Data records:
>> Start

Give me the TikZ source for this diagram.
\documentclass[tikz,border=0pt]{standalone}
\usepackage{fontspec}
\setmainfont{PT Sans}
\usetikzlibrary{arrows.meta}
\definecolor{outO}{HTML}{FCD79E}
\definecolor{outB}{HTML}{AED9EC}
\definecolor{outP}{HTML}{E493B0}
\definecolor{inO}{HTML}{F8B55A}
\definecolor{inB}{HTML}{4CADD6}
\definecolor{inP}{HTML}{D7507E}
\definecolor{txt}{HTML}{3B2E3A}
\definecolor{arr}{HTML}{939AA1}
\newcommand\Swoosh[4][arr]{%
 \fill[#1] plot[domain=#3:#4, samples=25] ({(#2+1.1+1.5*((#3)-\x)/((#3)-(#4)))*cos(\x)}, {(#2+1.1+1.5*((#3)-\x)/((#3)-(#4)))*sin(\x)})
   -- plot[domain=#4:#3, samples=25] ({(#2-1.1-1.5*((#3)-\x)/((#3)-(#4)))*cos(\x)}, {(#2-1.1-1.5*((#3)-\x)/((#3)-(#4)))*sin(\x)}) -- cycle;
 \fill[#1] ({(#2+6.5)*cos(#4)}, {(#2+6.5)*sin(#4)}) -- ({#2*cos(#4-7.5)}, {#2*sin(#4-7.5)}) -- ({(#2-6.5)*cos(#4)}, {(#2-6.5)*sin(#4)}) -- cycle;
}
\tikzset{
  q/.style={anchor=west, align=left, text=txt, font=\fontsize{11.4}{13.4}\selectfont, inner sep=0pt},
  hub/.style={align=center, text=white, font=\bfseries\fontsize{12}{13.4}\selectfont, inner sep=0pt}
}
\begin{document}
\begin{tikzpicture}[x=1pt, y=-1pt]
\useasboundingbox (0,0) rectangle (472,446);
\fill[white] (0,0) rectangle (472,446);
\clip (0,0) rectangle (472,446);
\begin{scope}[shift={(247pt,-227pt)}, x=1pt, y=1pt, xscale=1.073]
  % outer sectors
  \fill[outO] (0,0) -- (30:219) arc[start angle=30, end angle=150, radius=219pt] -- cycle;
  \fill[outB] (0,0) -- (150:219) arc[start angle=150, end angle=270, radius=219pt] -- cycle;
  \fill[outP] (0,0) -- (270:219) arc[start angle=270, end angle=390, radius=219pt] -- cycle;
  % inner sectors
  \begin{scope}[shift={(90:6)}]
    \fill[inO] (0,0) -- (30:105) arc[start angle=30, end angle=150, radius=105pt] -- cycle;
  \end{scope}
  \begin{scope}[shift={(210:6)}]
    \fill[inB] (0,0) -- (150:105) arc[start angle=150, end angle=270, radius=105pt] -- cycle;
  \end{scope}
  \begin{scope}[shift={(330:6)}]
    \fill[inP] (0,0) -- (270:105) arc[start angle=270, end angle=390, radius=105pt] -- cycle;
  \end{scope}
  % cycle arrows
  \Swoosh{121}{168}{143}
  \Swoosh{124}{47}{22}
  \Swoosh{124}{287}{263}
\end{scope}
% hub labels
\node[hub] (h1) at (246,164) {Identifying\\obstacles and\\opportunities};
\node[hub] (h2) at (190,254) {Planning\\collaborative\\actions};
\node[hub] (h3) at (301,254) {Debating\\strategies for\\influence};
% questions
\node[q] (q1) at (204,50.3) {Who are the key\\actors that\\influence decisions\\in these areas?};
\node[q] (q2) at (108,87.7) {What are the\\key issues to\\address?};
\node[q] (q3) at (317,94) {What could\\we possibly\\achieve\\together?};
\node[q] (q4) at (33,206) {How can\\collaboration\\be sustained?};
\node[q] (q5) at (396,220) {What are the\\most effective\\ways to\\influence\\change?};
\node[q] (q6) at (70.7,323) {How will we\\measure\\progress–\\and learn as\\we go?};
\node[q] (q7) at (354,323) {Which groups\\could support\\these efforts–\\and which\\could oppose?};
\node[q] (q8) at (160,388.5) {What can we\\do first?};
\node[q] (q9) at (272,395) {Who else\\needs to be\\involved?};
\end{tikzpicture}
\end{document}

>> End
>> Start

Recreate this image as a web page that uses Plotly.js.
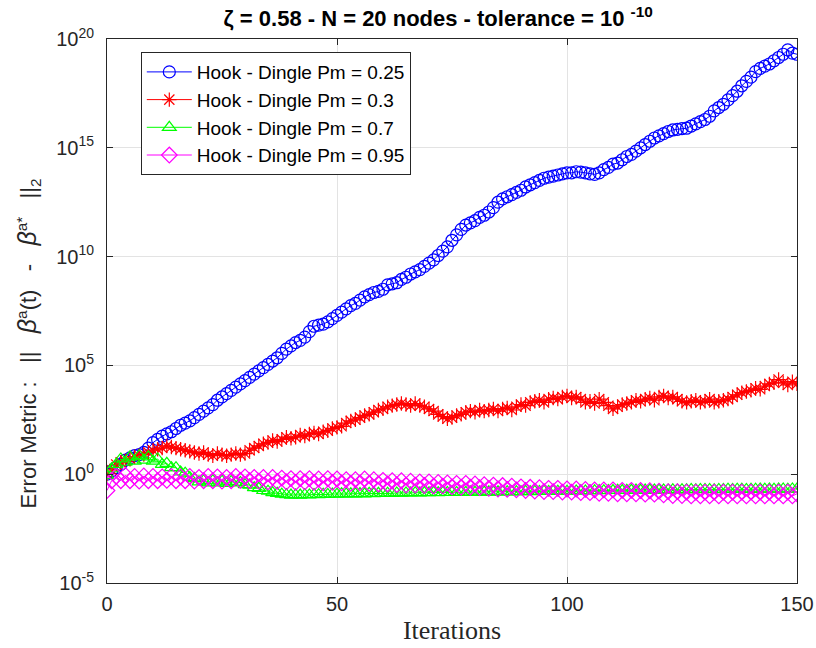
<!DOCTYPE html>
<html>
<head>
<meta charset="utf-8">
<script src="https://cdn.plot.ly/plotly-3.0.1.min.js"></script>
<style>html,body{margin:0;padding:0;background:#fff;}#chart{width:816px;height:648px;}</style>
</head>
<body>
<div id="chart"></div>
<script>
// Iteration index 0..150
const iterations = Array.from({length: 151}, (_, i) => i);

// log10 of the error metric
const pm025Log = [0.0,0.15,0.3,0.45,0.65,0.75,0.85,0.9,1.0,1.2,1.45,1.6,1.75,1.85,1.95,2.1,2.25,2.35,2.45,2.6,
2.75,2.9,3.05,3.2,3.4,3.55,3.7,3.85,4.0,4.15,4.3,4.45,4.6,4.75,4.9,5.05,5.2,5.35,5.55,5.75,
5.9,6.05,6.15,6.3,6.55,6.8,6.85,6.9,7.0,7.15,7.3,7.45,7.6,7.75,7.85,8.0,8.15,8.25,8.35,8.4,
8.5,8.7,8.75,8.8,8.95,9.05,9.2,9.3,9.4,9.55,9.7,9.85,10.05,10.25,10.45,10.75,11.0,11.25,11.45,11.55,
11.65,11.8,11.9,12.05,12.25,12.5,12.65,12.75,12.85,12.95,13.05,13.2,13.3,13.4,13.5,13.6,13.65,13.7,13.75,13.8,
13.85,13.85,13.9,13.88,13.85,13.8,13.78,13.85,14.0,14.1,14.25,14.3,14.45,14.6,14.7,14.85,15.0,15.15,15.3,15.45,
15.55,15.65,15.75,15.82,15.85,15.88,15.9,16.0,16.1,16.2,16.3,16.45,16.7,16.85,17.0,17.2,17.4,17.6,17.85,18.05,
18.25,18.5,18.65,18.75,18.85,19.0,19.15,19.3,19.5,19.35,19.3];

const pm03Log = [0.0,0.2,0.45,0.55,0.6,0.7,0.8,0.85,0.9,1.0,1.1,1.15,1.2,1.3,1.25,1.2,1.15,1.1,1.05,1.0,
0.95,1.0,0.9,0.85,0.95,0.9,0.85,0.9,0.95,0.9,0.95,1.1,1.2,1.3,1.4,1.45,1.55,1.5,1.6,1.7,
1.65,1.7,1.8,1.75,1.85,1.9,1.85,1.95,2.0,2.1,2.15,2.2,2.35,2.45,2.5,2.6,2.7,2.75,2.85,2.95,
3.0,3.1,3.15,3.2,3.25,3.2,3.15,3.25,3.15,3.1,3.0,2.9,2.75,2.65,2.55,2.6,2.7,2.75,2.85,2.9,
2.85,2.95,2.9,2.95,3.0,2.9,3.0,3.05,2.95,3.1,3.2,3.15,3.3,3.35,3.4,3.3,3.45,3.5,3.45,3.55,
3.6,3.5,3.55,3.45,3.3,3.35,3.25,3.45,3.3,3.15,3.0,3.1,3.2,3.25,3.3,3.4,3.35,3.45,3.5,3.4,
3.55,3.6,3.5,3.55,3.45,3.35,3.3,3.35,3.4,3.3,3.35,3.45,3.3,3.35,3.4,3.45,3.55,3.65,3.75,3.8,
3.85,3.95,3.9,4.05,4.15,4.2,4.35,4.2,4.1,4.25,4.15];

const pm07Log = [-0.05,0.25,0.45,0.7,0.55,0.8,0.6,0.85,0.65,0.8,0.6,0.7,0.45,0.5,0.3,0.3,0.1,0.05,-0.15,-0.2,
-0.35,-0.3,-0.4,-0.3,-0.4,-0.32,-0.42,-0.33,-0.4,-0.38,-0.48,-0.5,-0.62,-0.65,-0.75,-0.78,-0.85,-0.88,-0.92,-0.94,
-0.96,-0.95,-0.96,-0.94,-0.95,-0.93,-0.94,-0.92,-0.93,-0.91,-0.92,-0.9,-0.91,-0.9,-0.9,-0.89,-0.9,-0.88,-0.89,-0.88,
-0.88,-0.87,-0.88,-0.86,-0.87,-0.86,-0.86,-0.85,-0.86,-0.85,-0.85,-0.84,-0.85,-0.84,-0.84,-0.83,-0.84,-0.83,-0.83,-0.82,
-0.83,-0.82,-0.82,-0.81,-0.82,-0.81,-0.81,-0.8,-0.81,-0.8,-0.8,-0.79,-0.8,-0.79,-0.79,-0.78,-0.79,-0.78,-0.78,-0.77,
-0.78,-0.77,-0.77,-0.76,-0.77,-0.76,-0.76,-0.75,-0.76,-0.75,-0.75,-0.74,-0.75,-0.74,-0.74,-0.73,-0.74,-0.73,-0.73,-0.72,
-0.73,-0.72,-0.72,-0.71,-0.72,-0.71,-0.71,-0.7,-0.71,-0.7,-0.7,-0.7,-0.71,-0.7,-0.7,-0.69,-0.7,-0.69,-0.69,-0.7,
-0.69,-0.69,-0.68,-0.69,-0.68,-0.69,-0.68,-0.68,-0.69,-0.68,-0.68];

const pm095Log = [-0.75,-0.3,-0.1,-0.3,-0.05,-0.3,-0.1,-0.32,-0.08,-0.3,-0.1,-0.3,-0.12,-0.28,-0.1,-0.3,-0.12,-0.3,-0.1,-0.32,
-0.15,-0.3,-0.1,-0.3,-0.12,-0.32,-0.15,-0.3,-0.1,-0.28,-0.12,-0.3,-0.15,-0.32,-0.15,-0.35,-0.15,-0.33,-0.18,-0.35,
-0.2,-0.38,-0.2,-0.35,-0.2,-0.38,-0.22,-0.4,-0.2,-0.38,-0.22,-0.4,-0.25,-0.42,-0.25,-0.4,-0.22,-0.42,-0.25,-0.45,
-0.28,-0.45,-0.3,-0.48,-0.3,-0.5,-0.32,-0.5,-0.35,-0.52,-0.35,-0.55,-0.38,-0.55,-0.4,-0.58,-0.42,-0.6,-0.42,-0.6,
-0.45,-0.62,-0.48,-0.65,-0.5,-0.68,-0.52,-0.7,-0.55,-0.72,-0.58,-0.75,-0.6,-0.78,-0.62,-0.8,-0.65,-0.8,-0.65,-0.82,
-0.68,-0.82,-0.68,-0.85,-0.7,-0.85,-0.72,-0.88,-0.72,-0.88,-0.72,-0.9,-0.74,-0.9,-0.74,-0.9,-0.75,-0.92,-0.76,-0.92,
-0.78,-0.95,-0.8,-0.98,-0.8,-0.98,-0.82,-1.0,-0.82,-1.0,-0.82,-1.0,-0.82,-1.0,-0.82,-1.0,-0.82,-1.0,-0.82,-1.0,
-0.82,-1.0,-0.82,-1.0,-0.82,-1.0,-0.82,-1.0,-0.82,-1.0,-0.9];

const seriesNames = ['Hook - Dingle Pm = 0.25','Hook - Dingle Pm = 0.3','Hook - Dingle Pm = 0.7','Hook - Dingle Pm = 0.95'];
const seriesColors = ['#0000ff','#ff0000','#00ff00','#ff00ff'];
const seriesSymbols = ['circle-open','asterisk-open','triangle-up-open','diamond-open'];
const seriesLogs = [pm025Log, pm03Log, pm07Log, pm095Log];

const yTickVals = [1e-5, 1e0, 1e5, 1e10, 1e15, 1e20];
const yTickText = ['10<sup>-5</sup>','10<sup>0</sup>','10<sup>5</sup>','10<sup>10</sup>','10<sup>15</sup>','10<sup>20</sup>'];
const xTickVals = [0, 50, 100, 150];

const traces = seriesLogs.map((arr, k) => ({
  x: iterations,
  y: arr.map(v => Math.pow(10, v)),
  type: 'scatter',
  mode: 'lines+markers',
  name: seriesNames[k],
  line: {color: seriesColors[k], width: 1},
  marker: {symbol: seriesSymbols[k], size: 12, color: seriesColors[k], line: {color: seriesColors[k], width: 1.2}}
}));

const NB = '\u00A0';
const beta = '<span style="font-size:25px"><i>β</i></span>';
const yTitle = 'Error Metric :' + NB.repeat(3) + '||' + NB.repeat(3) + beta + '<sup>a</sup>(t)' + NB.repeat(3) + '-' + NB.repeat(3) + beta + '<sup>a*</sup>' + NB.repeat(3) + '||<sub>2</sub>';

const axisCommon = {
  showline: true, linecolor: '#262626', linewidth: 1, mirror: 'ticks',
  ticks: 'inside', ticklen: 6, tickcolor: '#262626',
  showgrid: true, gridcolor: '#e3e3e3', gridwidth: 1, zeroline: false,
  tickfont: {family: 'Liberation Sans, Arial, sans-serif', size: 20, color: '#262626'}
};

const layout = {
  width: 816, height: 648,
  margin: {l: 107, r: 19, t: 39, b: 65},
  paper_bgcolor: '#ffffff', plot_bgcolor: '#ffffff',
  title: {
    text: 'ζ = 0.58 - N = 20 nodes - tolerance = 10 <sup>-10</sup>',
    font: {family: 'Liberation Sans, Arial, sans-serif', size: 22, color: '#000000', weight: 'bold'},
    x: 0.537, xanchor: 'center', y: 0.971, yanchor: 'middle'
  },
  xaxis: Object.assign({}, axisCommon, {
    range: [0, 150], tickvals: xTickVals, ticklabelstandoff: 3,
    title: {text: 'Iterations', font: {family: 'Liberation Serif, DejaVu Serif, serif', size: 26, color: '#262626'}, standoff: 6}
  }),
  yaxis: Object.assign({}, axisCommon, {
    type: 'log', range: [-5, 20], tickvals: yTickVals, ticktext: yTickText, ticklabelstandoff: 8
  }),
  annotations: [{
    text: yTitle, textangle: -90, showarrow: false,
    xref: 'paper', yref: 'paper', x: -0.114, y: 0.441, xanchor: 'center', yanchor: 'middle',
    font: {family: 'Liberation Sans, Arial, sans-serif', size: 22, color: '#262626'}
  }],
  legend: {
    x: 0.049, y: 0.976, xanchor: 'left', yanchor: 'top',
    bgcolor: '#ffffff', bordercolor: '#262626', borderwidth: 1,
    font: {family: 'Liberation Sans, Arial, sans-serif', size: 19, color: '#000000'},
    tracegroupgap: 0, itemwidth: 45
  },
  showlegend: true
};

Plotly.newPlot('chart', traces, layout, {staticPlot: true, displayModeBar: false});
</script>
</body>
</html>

>> End

Starting at the line that contains "Recreate this image" and ending at the line that contains "3.85,3.95,3.9,4.05,4.15,4.2,4.35,4.2,4.1,4.25,4.15];", give the lines again exactly. Do not include the pictures.

Recreate this image as a web page that uses Plotly.js.
<!DOCTYPE html>
<html>
<head>
<meta charset="utf-8">
<script src="https://cdn.plot.ly/plotly-3.0.1.min.js"></script>
<style>html,body{margin:0;padding:0;background:#fff;}#chart{width:816px;height:648px;}</style>
</head>
<body>
<div id="chart"></div>
<script>
// Iteration index 0..150
const iterations = Array.from({length: 151}, (_, i) => i);

// log10 of the error metric
const pm025Log = [0.0,0.15,0.3,0.45,0.65,0.75,0.85,0.9,1.0,1.2,1.45,1.6,1.75,1.85,1.95,2.1,2.25,2.35,2.45,2.6,
2.75,2.9,3.05,3.2,3.4,3.55,3.7,3.85,4.0,4.15,4.3,4.45,4.6,4.75,4.9,5.05,5.2,5.35,5.55,5.75,
5.9,6.05,6.15,6.3,6.55,6.8,6.85,6.9,7.0,7.15,7.3,7.45,7.6,7.75,7.85,8.0,8.15,8.25,8.35,8.4,
8.5,8.7,8.75,8.8,8.95,9.05,9.2,9.3,9.4,9.55,9.7,9.85,10.05,10.25,10.45,10.75,11.0,11.25,11.45,11.55,
11.65,11.8,11.9,12.05,12.25,12.5,12.65,12.75,12.85,12.95,13.05,13.2,13.3,13.4,13.5,13.6,13.65,13.7,13.75,13.8,
13.85,13.85,13.9,13.88,13.85,13.8,13.78,13.85,14.0,14.1,14.25,14.3,14.45,14.6,14.7,14.85,15.0,15.15,15.3,15.45,
15.55,15.65,15.75,15.82,15.85,15.88,15.9,16.0,16.1,16.2,16.3,16.45,16.7,16.85,17.0,17.2,17.4,17.6,17.85,18.05,
18.25,18.5,18.65,18.75,18.85,19.0,19.15,19.3,19.5,19.35,19.3];

const pm03Log = [0.0,0.2,0.45,0.55,0.6,0.7,0.8,0.85,0.9,1.0,1.1,1.15,1.2,1.3,1.25,1.2,1.15,1.1,1.05,1.0,
0.95,1.0,0.9,0.85,0.95,0.9,0.85,0.9,0.95,0.9,0.95,1.1,1.2,1.3,1.4,1.45,1.55,1.5,1.6,1.7,
1.65,1.7,1.8,1.75,1.85,1.9,1.85,1.95,2.0,2.1,2.15,2.2,2.35,2.45,2.5,2.6,2.7,2.75,2.85,2.95,
3.0,3.1,3.15,3.2,3.25,3.2,3.15,3.25,3.15,3.1,3.0,2.9,2.75,2.65,2.55,2.6,2.7,2.75,2.85,2.9,
2.85,2.95,2.9,2.95,3.0,2.9,3.0,3.05,2.95,3.1,3.2,3.15,3.3,3.35,3.4,3.3,3.45,3.5,3.45,3.55,
3.6,3.5,3.55,3.45,3.3,3.35,3.25,3.45,3.3,3.15,3.0,3.1,3.2,3.25,3.3,3.4,3.35,3.45,3.5,3.4,
3.55,3.6,3.5,3.55,3.45,3.35,3.3,3.35,3.4,3.3,3.35,3.45,3.3,3.35,3.4,3.45,3.55,3.65,3.75,3.8,
3.85,3.95,3.9,4.05,4.15,4.2,4.35,4.2,4.1,4.25,4.15];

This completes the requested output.